No entanto, quais as medidas em concreto que vão ser aprovadas por decreto-lei ou que terão de passar pela Assembleia da República, Rita Júdice não detalhou. Acrescentou apenas: “Algumas medidas são de caráter prático, serão executadas pelo Governo, outras medidas vão ser discutidas na comissão especializada parlamentar. O que for da competência do Governo será aprovado pelo Governo, o que for competência do Parlamento será aprovado no Parlamento.” E, segundo disse fonte do Governo ao DN, “não há um limite para concretizar” a agenda anticorrupção - “não tem prazo. É para se ir fazendo.”

“Todo o documento”, concluiu Montenegro, ficará disponível no portal do Governo “nos próximos dias”, para que “os cidadãos possam dar a sua opinião e sugestão” sobre as medidas.

Chega reivindica “vitória”

Reagindo às medidas, o PSD e o CDS saudaram o diálogo do Governo na elaboração do programa.

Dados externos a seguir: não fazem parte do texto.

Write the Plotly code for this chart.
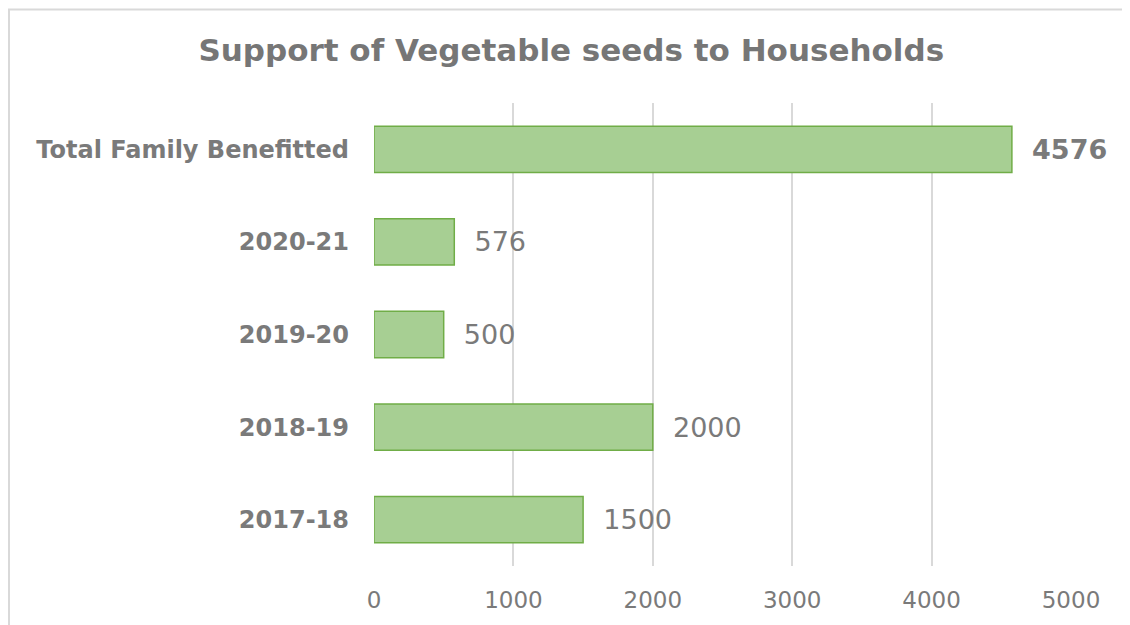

Hugo Soares, líder parlamentar social-democrata, confirmou também que os dois partidos vão propor uma comissão eventual para debater “todas as medidas de combate à corrupção”.

Já o Chega, pela voz de André Ventura, defendeu que “o confisco de bens pela corrupção é uma grande vitória” do partido, bem como a regulamentação do lobby e o alargamento do “número de anos em que as pessoas não se podem candidatar ou ocupar cargo depois de serem condenadas”. “Seria hipócrita não registar estas boas intenções de se aproximarem do programa do Chega numa área tão fundamental e decisiva”, atirou.

Por outro lado, o PS, a IL, o BE e o PCP apontaram críticas ao pacote anticorrupção. Alexandra Leitão, líder parlamentar do PS, disse ter “algumas dúvidas” em relação ao confisco alargado de bens; Mariana Leitão, líder parlamentar da IL, foi no mesmo sentido e considerou que a medida “atenta a presunção de inocência e o direito à propriedade privada”. Mariana Mortágua, coordenadora do BE, criticou a ausência de medidas para as offshores. “É impossível combater a corrupção sem combater as offshores, que permitem esconder o dinheiro”, atirou. Por fim, António Filipe, deputado do PCP, defendeu que as medidas são “um grande envelope para pouco conteúdo, cujo alcance é “muito exíguo”.

As principais medidas

Celeridade processual: A intenção do Governo é tornar a justiça mais rápida. Para isso, o Governo quer uma “fase de instrução mais ágil e rápida” (e admite revê-la) e, também, mais capacidade para o juiz “evitar expedientes manifestamente dilatórios”. 

Regulamentação do lobby: Esta era uma das propostas em que havia convergência entre Governo e a maior parte dos partidos. A intenção é que, ao regulamentá-lo, o lobby se torne “transparente e a sua interação conhecida”, argumenta o Executivo.

Pegada legislativa: Tal como o lobby, esta medida já existe a nível europeu. O objetivo é tornar o processo legislativo o mais transparente possível. Com esta medida, todos os passos de elaboração de uma lei são conhecidos, sendo público com quem se reúne o legislador.

Perda alargada de bens: A medida promete causar polémica, mas o Governo já explicou como a aplicará - caso entre em vigor. A intenção é combater o “enriquecimento ilícito, fazendo reverter a favor do Estado bens e proventos económicos da corrupção”.

Maior fiscalização: A agenda do Governo para esta área quer também reestruturar e reforçar de meios o Mecanismo Nacional Anticorrupção. Para isso, sugere “produzir políticas públicas construídas com base em evidência sobre corrupção e infrações conexas”.